In fact, this British candy merchant describes them better than I can:
Tyrkisk Peber Volcano live up to their name in more ways than one. First, the packs contain two shapes - cone and square based “volcanoes” - which are both filled with delicious gooey “lava”. Next, these are rated 3-flames, nice and hot! And last of all, this Volcano variety lives up to the name of Tyrkisk Peber itself - you will not be disappointed!
This licorice, which my friend bought in Iceland, is actually Danish. I realized this by the fact I could easily read the name — Bløde saltlakridser med aegte lakridspulver — using my German.
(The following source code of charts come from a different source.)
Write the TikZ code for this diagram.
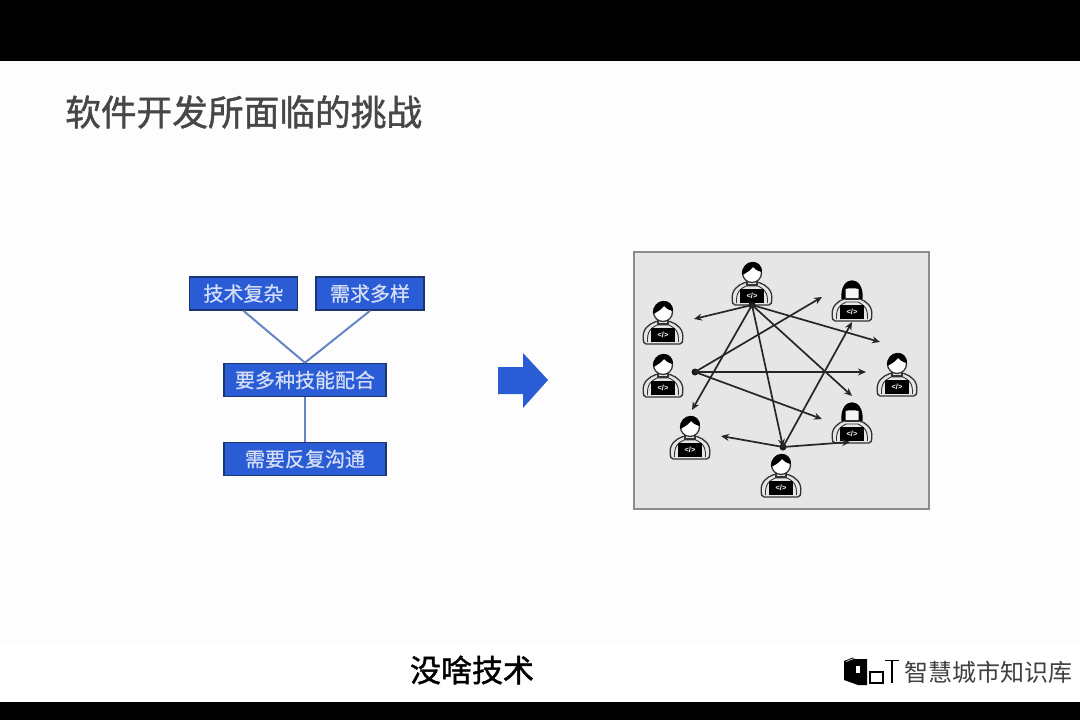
\documentclass[tikz,border=0pt]{standalone}
\usepackage{fontspec}
\setmainfont{Noto Sans CJK SC}
\newfontfamily\titlefont[FakeBold=1.2]{Noto Sans CJK SC}
\newfontfamily\capfont[FakeBold=1.4]{Noto Sans CJK SC}
\newfontfamily\boxfont[FakeBold=0.6]{Noto Sans CJK SC}
\newfontfamily\codefont{Liberation Sans}
\usetikzlibrary{arrows.meta}
\definecolor{boxblue}{HTML}{2A5CD6}
\definecolor{boxedge}{HTML}{1A3570}
\definecolor{linkblue}{HTML}{6487C4}
\definecolor{boxtext}{HTML}{D5DEF6}
\definecolor{panelgray}{HTML}{E6E6E6}
\definecolor{paneledge}{HTML}{8C8C8C}
\definecolor{slidebg}{HTML}{FDFDFD}
\tikzset{
  x=1pt,y=-1pt,
  bluebox/.style={draw=boxedge,line width=1.6pt,fill=boxblue,text=boxtext,inner sep=0pt,
    minimum height=33pt,font=\boxfont\fontsize{20}{20}\selectfont},
  linkline/.style={draw=linkblue,line width=2pt},
  talk/.style={draw=black!85,line width=1.7pt,-{Stealth[length=8pt,width=7pt]}},
  personline/.style={draw=black!80,line width=1.3pt},
  lap/.style={fill=black,minimum width=24pt,minimum height=14pt,inner sep=0pt,text=white,
    font=\codefont\bfseries\fontsize{7.5}{7.5}\selectfont},
  pics/coderbody/.style={code={
    \draw[personline,fill=panelgray,rounded corners=2pt] (-19.5,7) .. controls (-21,-5) and (-14,-10) .. (-5.5,-13)
       -- (5.5,-13) .. controls (14,-10) and (21,-5) .. (19.5,7) -- (19,10) -- (-19,10) -- cycle;
    \draw[personline,line width=.9pt] (-15.5,8) .. controls (-16,-3) and (-12,-6) .. (-6,-9) -- (6,-9)
       .. controls (12,-6) and (16,-3) .. (15.5,8);
  }},
  pics/coder/.style={code={
    \pic {coderbody};
    \draw[personline,fill=panelgray] (-5,-15) -- (-5,-10) -- (5,-10) -- (5,-15);
    \draw[personline,fill=white] (0,-22) circle[radius=9.5];
    \fill[black] (-9.8,-20) .. controls (-11,-37) and (11,-37) .. (9.8,-23)
       .. controls (5,-24) and (3,-26) .. (1,-28) .. controls (-2,-24) and (-6,-22) .. (-9.8,-20) -- cycle;
    \node[lap] (-lap) at (0,1) {</>};
  }},
  pics/coderw/.style={code={
    \pic {coderbody};
    \fill[black] (-10.5,-12) .. controls (-13,-37) and (13,-37) .. (10.5,-12) -- cycle;
    \fill[panelgray!40!white] (-6.5,-12) -- (-6.5,-22) .. controls (-3,-23) and (3,-23) .. (6.5,-22) -- (6.5,-12) -- cycle;
    \draw[personline] (-7,-12) -- (7,-12);
    \node[lap] (-lap) at (0,1) {</>};
  }},
}
\begin{document}
\begin{tikzpicture}
\useasboundingbox (0,0) rectangle (1080,720);
% frame
\fill[slidebg] (0,61) rectangle (1080,643);
\fill[white] (0,643) rectangle (1080,702);
\fill[black] (0,0) rectangle (1080,61);
\fill[black] (0,702) rectangle (1080,720);
% title
\node[anchor=west,inner sep=0pt,text=black!72,font=\titlefont\fontsize{35.7}{37}\selectfont] (title) at (65,112) {软件开发所面临的挑战};
% left tree
\node[bluebox,minimum width=108pt] (b1) at (243.5,293.5) {技术复杂};
\node[bluebox,minimum width=108pt] (b2) at (370,293.5) {需求多样};
\node[bluebox,minimum width=162pt] (b3) at (305,380) {要多种技能配合};
\node[bluebox,minimum width=162pt] (b4) at (305,459) {需要反复沟通};
\draw[linkline] (b1.south) -- (b3.north);
\draw[linkline] (b2.south) -- (b3.north);
\draw[linkline] (b3.south) -- (b4.north);
% big arrow
\fill[boxblue] (498,367) -- (523,367) -- (523,353) -- (548,380) -- (523,408) -- (523,394) -- (498,394) -- cycle;
% panel
\draw[draw=paneledge,line width=1.5pt,fill=panelgray] (634,252) rectangle (929,509);
% people
\pic (p1) at (752,295) {coder};
\pic (p2) at (663,334) {coder};
\pic (p3) at (663,387) {coder};
\pic (p4) at (690,449) {coder};
\pic (p5) at (781,487) {coder};
\pic (p6) at (852,433) {coderw};
\pic (p7) at (897,386) {coder};
\pic (p8) at (852,311) {coderw};
% hubs and free ends
\coordinate (h1) at (752,305);
\coordinate (h2) at (695,372);
\coordinate (h3) at (783,447);
\coordinate (e1) at (694,319);
\coordinate (e2) at (880,342);
\coordinate (e3) at (692,410);
\coordinate (e4) at (852,396);
\coordinate (e5) at (822,297);
\coordinate (e6) at (866,372);
\coordinate (e7) at (822,419);
\coordinate (e8) at (721,436);
\coordinate (e9) at (852,322);
\coordinate (e10) at (850,442);
\fill[black!90] (h1) circle[radius=3.5];
\fill[black!90] (h2) circle[radius=3.5];
\fill[black!90] (h3) circle[radius=3.5];
\draw[talk] (h1) -- (e1);
\draw[talk] (h1) -- (e2);
\draw[talk] (h1) -- (e3);
\draw[talk] (h1) -- (h3);
\draw[talk] (h1) -- (e4);
\draw[talk] (h2) -- (e5);
\draw[talk] (h2) -- (e6);
\draw[talk] (h2) -- (e7);
\draw[talk] (h3) -- (e8);
\draw[talk] (h3) -- (e9);
\draw[talk] (h3) -- (e10);
% caption
\node[inner sep=0pt,font=\capfont\fontsize{31}{32}\selectfont,text=black] (cap) at (472,670) {没啥技术};
% logo
\fill[black] (844,661) -- (853,657.5) -- (855,659) -- (867,659) -- (867,685) -- (858,685) -- (844,680) -- cycle;
\draw[white,line width=.6pt] (846,661.5) -- (854,658.5);
\fill[white] (856,666) rectangle (860,673);
\draw[black,line width=1.1pt] (870,672) rectangle (883,683);
\draw[black,line width=1.1pt] (885,660.5) -- (899,660.5);
\draw[black,line width=1.1pt] (892,660.5) -- (892,683);
\node[anchor=west,inner sep=0pt,font=\fontsize{24}{24}\selectfont,text=black!75] (logo) at (904,672) {智慧城市知识库};
\end{tikzpicture}
\end{document}
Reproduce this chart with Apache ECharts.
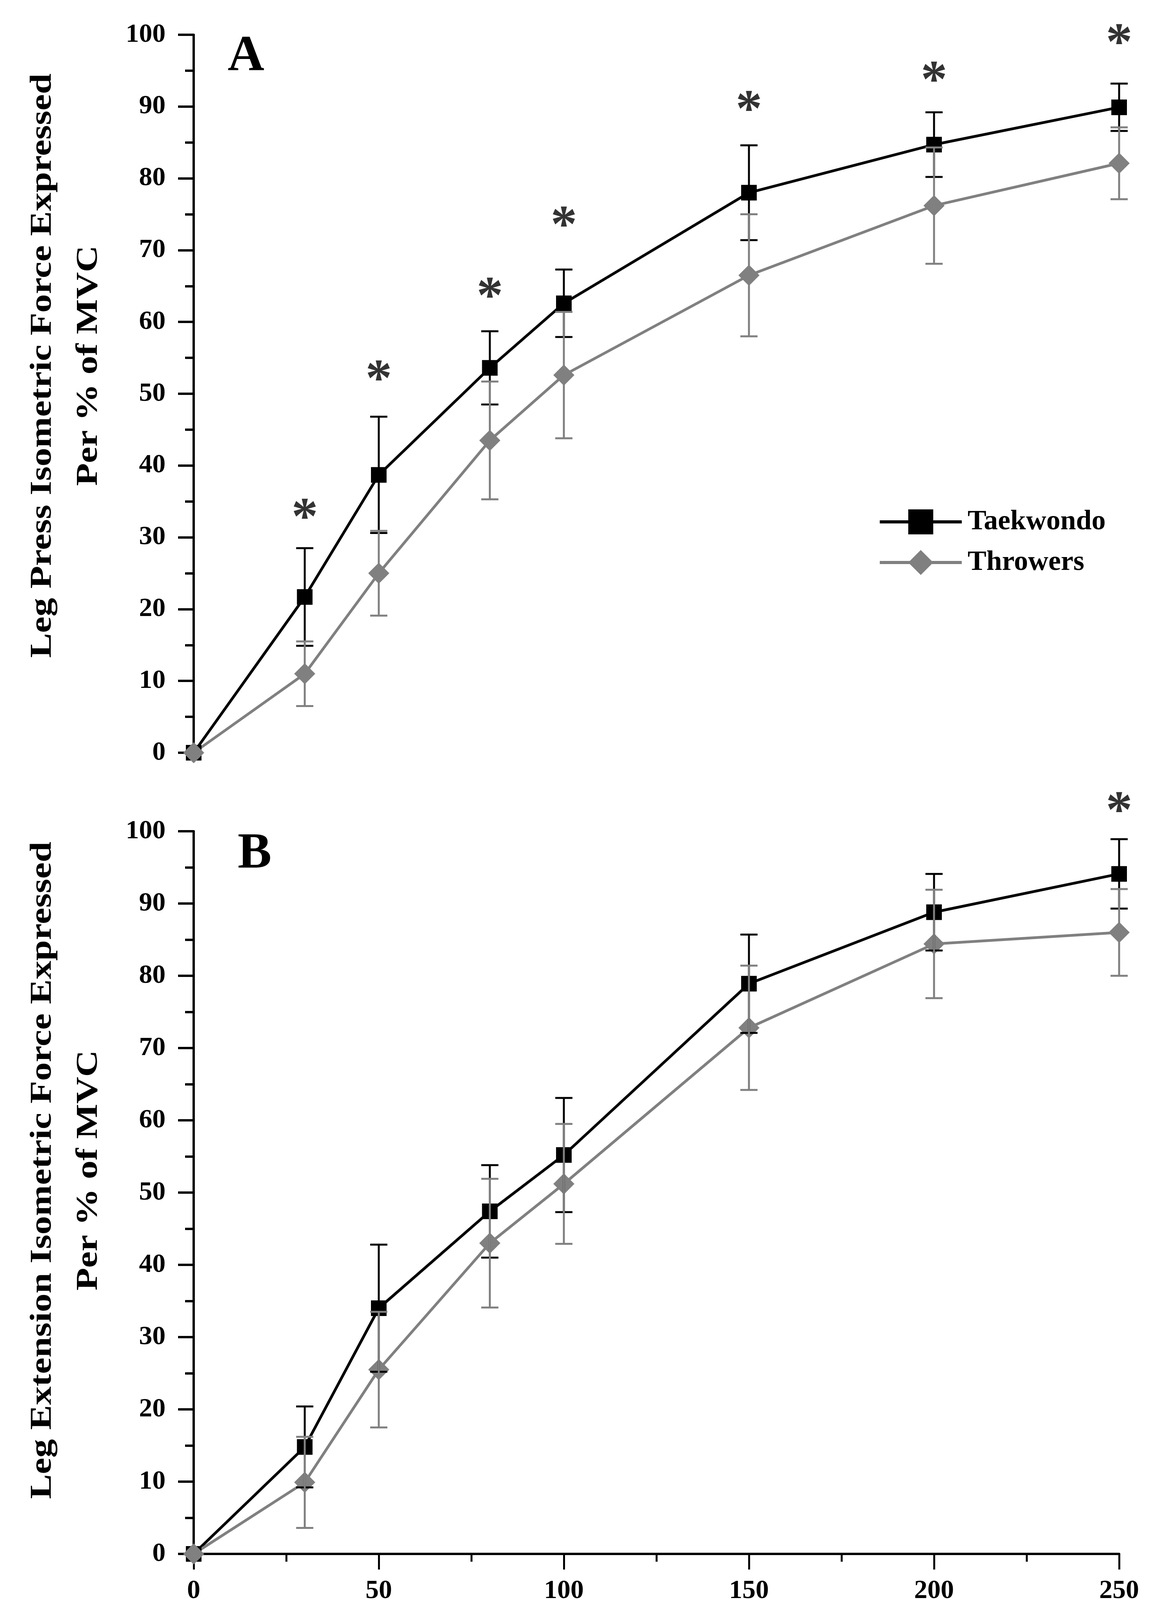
<!DOCTYPE html>
<html><head><meta charset="utf-8">
<script src="https://cdn.jsdelivr.net/npm/echarts@6/dist/echarts.min.js"></script>
<style>html,body{margin:0;padding:0;background:#fff}#c{width:2963px;height:4304px}</style>
</head><body><div id="c"></div>
<script>
// ---------- data ----------
const times = [0, 30, 50, 80, 100, 150, 200, 250];
const seriesNames = ['Taekwondo', 'Throwers'];
// Panel A: Leg press
const pressTaekwondo   = [0, 21.7, 38.7, 53.6, 62.6, 78.0, 84.7, 89.9];
const pressTaekwondoSD = [0, 6.8, 8.1, 5.1, 4.7, 6.6, 4.5, 3.3];
const pressThrowers    = [0, 11.0, 25.0, 43.5, 52.6, 66.5, 76.2, 82.1];
const pressThrowersSD  = [0, 4.5, 5.9, 8.2, 8.8, 8.5, 8.1, 5.0];
const pressSigTimes = [30, 50, 80, 100, 150, 200, 250];
const pressSigLevel = [33.5, 52.8, 64.3, 74.2, 90.3, 94.4, 99.6];
// Panel B: Leg extension
const extTaekwondo   = [0, 14.8, 34.0, 47.4, 55.2, 78.9, 88.8, 94.1];
const extTaekwondoSD = [0, 5.6, 8.8, 6.4, 7.9, 6.8, 5.3, 4.8];
const extThrowers    = [0, 9.9, 25.5, 43.0, 51.2, 72.8, 84.4, 86.0];
const extThrowersSD  = [0, 6.3, 8.0, 8.9, 8.3, 8.6, 7.5, 6.0];
const extSigTimes = [250];
const extSigLevel = [103.6];
// texts
const yTitleA = ['Leg Press Isometric Force Expressed', 'Per % of MVC'];
const yTitleB = ['Leg Extension Isometric Force Expressed', 'Per % of MVC'];
const xTitle = 'Time (ms)';
const panelLabels = ['A', 'B'];

// ---------- styles ----------
const FONT = '"Liberation Serif", "Times New Roman", serif';
const BLACK = '#000000';
const GRAY = '#808080';

function pairs(xs, ys) { return xs.map((x, i) => [x, ys[i]]); }

function lineSeries(name, idx, vals, color, symbol, size) {
  return {
    type: 'line', name: name, xAxisIndex: idx, yAxisIndex: idx,
    data: pairs(times, vals),
    symbol: symbol, symbolSize: size, showSymbol: true,
    lineStyle: { color: color, width: 7 },
    itemStyle: { color: color },
    z: 2, silent: true, clip: false
  };
}

function errorBars(name, idx, means, sds, color) {
  const d = [];
  times.forEach((t, i) => { if (sds[i] > 0) d.push([t, means[i] - sds[i], means[i] + sds[i]]); });
  return {
    type: 'custom', name: name + ' SD', xAxisIndex: idx, yAxisIndex: idx,
    data: d, z: 3, silent: true, clip: false,
    encode: { x: 0, y: [1, 2] },
    renderItem: function (params, api) {
      const x = api.value(0);
      const lo = api.coord([x, api.value(1)]);
      const hi = api.coord([x, api.value(2)]);
      const hw = 22;
      const st = { stroke: color, lineWidth: 5 };
      return { type: 'group', children: [
        { type: 'line', shape: { x1: lo[0], y1: lo[1], x2: hi[0], y2: hi[1] }, style: st },
        { type: 'line', shape: { x1: lo[0] - hw, y1: lo[1], x2: lo[0] + hw, y2: lo[1] }, style: st },
        { type: 'line', shape: { x1: hi[0] - hw, y1: hi[1], x2: hi[0] + hw, y2: hi[1] }, style: st }
      ]};
    }
  };
}

function sigSeries(idx, xs, ys) {
  return {
    type: 'scatter', name: 'sig', xAxisIndex: idx, yAxisIndex: idx,
    data: pairs(xs, ys), symbolSize: 1, clip: false, silent: true, z: 4,
    itemStyle: { color: 'rgba(0,0,0,0)' },
    label: { show: true, position: 'inside', formatter: '*', fontSize: 136, fontWeight: 'bold',
             fontFamily: FONT, color: BLACK, offset: [0, 20] }
  };
}

function yAxisCfg(idx) {
  return {
    type: 'value', gridIndex: idx, min: 0, max: 100, interval: 10,
    axisLine: { show: true, lineStyle: { color: BLACK, width: 6 } },
    axisTick: { show: true, inside: false, length: 40, lineStyle: { color: BLACK, width: 6 } },
    minorTick: { show: true, splitNumber: 2, length: 22, lineStyle: { color: BLACK, width: 6 } },
    splitLine: { show: false }, minorSplitLine: { show: false },
    axisLabel: { fontSize: 68, fontWeight: 'bold', fontFamily: FONT, color: BLACK, margin: 72 }
  };
}

function vText(text, x, y) {
  return { type: 'text', x: x, y: y, rotation: Math.PI / 2, scaleX: 1.22, silent: true,
    style: { text: text, font: 'bold 78px ' + FONT, fill: BLACK,
             align: 'center', verticalAlign: 'middle', textAlign: 'center', textVerticalAlign: 'middle' } };
}
function pText(text, x, y) {
  return { type: 'text', x: x, y: y, silent: true,
    style: { text: text, font: 'bold 130px ' + FONT, fill: BLACK,
             align: 'center', verticalAlign: 'middle', textAlign: 'center', textVerticalAlign: 'middle' } };
}

const option = {
  backgroundColor: '#ffffff',
  animation: false,
  grid: [
    { left: 496, top: 89, width: 2370, height: 1838 },
    { left: 496, top: 2128, width: 2370, height: 1850 }
  ],
  xAxis: [
    { type: 'value', gridIndex: 0, min: 0, max: 250, interval: 50, show: false },
    { type: 'value', gridIndex: 1, min: 0, max: 250, interval: 50,
      axisLine: { show: true, onZero: false, lineStyle: { color: BLACK, width: 6 } },
      axisTick: { show: true, length: 40, lineStyle: { color: BLACK, width: 5 } },
      minorTick: { show: true, splitNumber: 2, length: 20, lineStyle: { color: BLACK, width: 5 } },
      splitLine: { show: false }, minorSplitLine: { show: false },
      axisLabel: { fontSize: 68, fontWeight: 'bold', fontFamily: FONT, color: BLACK, margin: 61 },
      name: xTitle, nameLocation: 'middle', nameGap: 196,
      nameTextStyle: { fontSize: 88, fontWeight: 'bold', fontFamily: FONT, color: BLACK }
    }
  ],
  yAxis: [yAxisCfg(0), yAxisCfg(1)],
  legend: {
    data: seriesNames, orient: 'vertical', left: 2244, top: 1295,
    itemWidth: 210, itemHeight: 80, itemGap: 32, selectedMode: false,
    lineStyle: { width: 8 },
    textStyle: { fontSize: 72, fontWeight: 'bold', fontFamily: FONT, color: BLACK, padding: [0, 0, 0, 10] }
  },
  graphic: [
    vText(yTitleA[0], 110, 936), vText(yTitleA[1], 228, 936),
    vText(yTitleB[0], 110, 2996), vText(yTitleB[1], 228, 2996),
    pText(panelLabels[0], 630, 145), pText(panelLabels[1], 652, 2187)
  ],
  series: [
    lineSeries(seriesNames[0], 0, pressTaekwondo, BLACK, 'rect', 40),
    lineSeries(seriesNames[1], 0, pressThrowers, GRAY, 'diamond', 54),
    errorBars(seriesNames[0], 0, pressTaekwondo, pressTaekwondoSD, BLACK),
    errorBars(seriesNames[1], 0, pressThrowers, pressThrowersSD, GRAY),
    sigSeries(0, pressSigTimes, pressSigLevel),
    lineSeries(seriesNames[0], 1, extTaekwondo, BLACK, 'rect', 40),
    lineSeries(seriesNames[1], 1, extThrowers, GRAY, 'diamond', 54),
    errorBars(seriesNames[0], 1, extTaekwondo, extTaekwondoSD, BLACK),
    errorBars(seriesNames[1], 1, extThrowers, extThrowersSD, GRAY),
    sigSeries(1, extSigTimes, extSigLevel)
  ]
};

const chart = echarts.init(document.getElementById('c'), null, { renderer: 'canvas' });
chart.setOption(option);
</script>
</body></html>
Icelandic isn’t something I can just read off, but Danish is close enough to German, I can. Anyway, the label doesn’t, BTW, say “bloody licorice” but rather “Soft licorice with genuine licorice powder.” They’re made by Danish firm Dracula — I swear. As for how they taste, they’re pretty much licorice gummies dusted with licorice powder.
Another very tasty Icelandic licorice treat — Lakkriz Sprengur, which translate as “Licorice Bombs.” The friend who brought them said that chocolate-licorice combos are big in Iceland. So a chocolate bar will just have chunks of licorice in it. These are chocolate covered licorice-caramel balls. Extremely chewy. I don’t think I’d recommend them to somebody with a temporary crown or something.
My favorite of all the licorice types my friend brought home from Iceland were the Pipar Perlur. The name translate to “Pepper Pearls.” These are the Lindt chocolate of the licorice world, I think. Chewy, strong little balls of licorice, covered in chocolate and then licorice powder. It was all I could do not to down the whole box. Nom nom nom nom!